Y nos siguen descubriendo. Siguen aferrados a esa concepción del americano ladino y primitivo, capaz de cambiar todo el oro del Dorado por una media tiesa o tocar bongós en el Metro por míseras monedas. Se debe entonces dejar claro el «intercambio cultural» del cual se supone participamos. Eso no implica que tengamos que echarnos a morir o declarar un partido independentista del barrio Amador Bendayán. Simplemente, saber que si traes un par de totumas o unos marutos y te pones a darle golpes a un tambor gritando: «¡Obatalá! Yemayá!», puedes hacer un buen dinerito extra. Pero nada de contribuir a la cultura de nadie. Nada de alterar el orden de Camembert o Napoleón, cuidadosamente establecido y guardado con celo. Somos latinos, somos la admiración por lo burdo y salvaje.

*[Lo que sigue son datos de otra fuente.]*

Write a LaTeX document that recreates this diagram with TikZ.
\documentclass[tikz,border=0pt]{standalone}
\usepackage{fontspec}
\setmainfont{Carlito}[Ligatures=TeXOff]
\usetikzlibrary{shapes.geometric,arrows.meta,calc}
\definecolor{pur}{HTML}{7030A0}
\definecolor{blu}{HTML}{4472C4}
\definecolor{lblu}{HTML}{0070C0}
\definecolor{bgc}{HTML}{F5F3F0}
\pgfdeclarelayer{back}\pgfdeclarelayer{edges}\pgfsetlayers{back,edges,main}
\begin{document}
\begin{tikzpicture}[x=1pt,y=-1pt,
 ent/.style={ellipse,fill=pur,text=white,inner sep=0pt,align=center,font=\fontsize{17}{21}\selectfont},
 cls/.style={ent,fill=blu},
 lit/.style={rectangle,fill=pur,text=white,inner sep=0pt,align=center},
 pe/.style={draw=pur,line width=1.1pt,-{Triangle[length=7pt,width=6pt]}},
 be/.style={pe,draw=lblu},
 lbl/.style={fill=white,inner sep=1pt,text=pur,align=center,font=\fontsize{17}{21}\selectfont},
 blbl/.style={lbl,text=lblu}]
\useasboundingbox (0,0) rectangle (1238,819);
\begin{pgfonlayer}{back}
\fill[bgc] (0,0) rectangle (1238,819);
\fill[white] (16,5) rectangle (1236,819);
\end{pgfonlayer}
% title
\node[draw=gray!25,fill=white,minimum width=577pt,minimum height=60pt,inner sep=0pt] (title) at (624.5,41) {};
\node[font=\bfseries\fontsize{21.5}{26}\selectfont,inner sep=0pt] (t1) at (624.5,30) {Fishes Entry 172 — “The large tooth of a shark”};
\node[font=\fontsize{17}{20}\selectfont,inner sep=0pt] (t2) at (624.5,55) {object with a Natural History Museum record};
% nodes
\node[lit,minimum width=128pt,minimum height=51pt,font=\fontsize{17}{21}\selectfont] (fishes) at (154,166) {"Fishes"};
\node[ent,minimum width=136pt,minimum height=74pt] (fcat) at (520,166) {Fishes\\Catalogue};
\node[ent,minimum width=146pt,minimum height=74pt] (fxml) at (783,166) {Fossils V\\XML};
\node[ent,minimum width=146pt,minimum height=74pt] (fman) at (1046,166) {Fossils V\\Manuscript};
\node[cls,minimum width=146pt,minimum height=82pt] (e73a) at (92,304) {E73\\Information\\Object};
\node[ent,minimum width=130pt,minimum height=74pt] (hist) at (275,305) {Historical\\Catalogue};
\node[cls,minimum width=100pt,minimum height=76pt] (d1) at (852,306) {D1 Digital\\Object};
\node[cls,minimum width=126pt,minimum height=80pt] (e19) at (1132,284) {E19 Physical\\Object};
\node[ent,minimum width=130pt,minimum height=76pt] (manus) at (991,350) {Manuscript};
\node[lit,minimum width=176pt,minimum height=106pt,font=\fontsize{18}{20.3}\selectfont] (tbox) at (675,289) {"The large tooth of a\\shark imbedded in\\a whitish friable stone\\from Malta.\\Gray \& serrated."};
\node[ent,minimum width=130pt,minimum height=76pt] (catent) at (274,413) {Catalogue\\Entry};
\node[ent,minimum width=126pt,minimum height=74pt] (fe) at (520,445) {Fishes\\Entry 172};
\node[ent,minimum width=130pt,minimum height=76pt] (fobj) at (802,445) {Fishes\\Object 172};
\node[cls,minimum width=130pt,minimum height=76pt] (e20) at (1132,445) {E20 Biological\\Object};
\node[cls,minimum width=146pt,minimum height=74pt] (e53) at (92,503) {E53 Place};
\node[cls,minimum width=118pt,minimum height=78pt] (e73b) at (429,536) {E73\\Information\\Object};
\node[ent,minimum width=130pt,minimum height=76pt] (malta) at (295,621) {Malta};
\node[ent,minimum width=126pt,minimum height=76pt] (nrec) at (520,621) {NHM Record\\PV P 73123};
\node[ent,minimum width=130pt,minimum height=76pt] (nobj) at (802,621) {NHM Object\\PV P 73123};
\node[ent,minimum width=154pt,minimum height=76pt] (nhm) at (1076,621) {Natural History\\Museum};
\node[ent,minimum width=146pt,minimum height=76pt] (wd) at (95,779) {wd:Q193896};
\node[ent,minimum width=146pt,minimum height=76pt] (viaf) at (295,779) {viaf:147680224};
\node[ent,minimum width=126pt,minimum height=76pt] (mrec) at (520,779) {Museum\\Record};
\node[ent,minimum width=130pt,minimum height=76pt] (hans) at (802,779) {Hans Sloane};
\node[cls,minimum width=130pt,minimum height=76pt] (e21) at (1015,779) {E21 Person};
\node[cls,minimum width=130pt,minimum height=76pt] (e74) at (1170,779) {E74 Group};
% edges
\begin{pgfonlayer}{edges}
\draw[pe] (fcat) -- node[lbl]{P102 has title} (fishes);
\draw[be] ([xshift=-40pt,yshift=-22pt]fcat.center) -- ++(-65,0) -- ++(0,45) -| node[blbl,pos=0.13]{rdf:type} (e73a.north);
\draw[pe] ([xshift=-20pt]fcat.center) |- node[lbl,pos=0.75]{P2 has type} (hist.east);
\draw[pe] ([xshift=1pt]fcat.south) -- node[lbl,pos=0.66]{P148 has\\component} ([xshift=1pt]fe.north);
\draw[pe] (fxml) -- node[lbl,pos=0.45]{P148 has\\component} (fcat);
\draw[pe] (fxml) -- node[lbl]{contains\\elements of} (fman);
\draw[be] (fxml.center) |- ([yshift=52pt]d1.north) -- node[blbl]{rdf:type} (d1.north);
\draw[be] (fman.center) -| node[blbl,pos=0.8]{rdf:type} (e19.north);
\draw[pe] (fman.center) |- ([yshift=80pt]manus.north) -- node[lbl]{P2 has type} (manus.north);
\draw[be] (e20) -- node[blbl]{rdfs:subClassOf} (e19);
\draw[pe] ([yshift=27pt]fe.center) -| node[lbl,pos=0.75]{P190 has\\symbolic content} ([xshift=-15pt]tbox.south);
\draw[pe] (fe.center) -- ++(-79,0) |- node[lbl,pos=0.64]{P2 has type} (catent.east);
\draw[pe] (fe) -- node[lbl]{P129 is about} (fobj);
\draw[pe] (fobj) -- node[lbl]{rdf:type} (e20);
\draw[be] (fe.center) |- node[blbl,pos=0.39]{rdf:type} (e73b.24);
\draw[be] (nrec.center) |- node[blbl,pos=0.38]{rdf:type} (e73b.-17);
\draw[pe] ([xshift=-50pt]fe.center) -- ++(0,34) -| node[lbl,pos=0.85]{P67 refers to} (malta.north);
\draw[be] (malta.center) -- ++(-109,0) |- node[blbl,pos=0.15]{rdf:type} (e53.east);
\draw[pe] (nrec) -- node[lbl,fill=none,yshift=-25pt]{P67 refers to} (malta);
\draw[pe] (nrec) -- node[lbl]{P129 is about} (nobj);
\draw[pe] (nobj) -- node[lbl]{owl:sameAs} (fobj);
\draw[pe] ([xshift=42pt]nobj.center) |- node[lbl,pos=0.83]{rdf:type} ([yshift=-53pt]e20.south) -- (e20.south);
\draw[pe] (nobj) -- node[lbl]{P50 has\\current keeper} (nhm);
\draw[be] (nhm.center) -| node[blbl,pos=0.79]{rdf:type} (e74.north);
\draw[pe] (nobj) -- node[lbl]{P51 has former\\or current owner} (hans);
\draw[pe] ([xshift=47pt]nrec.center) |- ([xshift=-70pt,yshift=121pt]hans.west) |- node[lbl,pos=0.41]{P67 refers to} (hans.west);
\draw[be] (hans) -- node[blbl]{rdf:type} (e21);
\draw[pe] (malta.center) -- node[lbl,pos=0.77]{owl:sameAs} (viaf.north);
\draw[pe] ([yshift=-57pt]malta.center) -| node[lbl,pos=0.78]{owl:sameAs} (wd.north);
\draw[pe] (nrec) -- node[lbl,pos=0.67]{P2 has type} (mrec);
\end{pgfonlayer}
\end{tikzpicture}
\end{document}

Por ahora, termino de escribir este artículo, me tomo un café y me siento a escuchar una colección de discos de Héctor Lavoe que hice bien en comprar antes de venir. Si me llaman para preguntarme cómo bailar salsa, díganles que no estoy. Ahora, si la cosa se trata de conversar, no los problemas en la poética del francés Rimbaud, sino sobre aquella frase que dice «¡Sacude doble fea!», podemos hablar. Eso sí, no pretendo esperar toda la noche. Así que si hay algún francés por allí ya saben. ¿Cómo? ¿Los franceses dejaron de leer en el párrafo de «quisiera hacer una aclaratoria»? No me extraña. Los latinos vinimos solos a Europa y solos quedaremos. Eso sí, cuando vuelva me invitan unas tapas en La Candelaria, a ver si me pongo intenso y les cuento la vez que una francesa quiso aprender a bailar joropo. Entonces, hasta la próxima.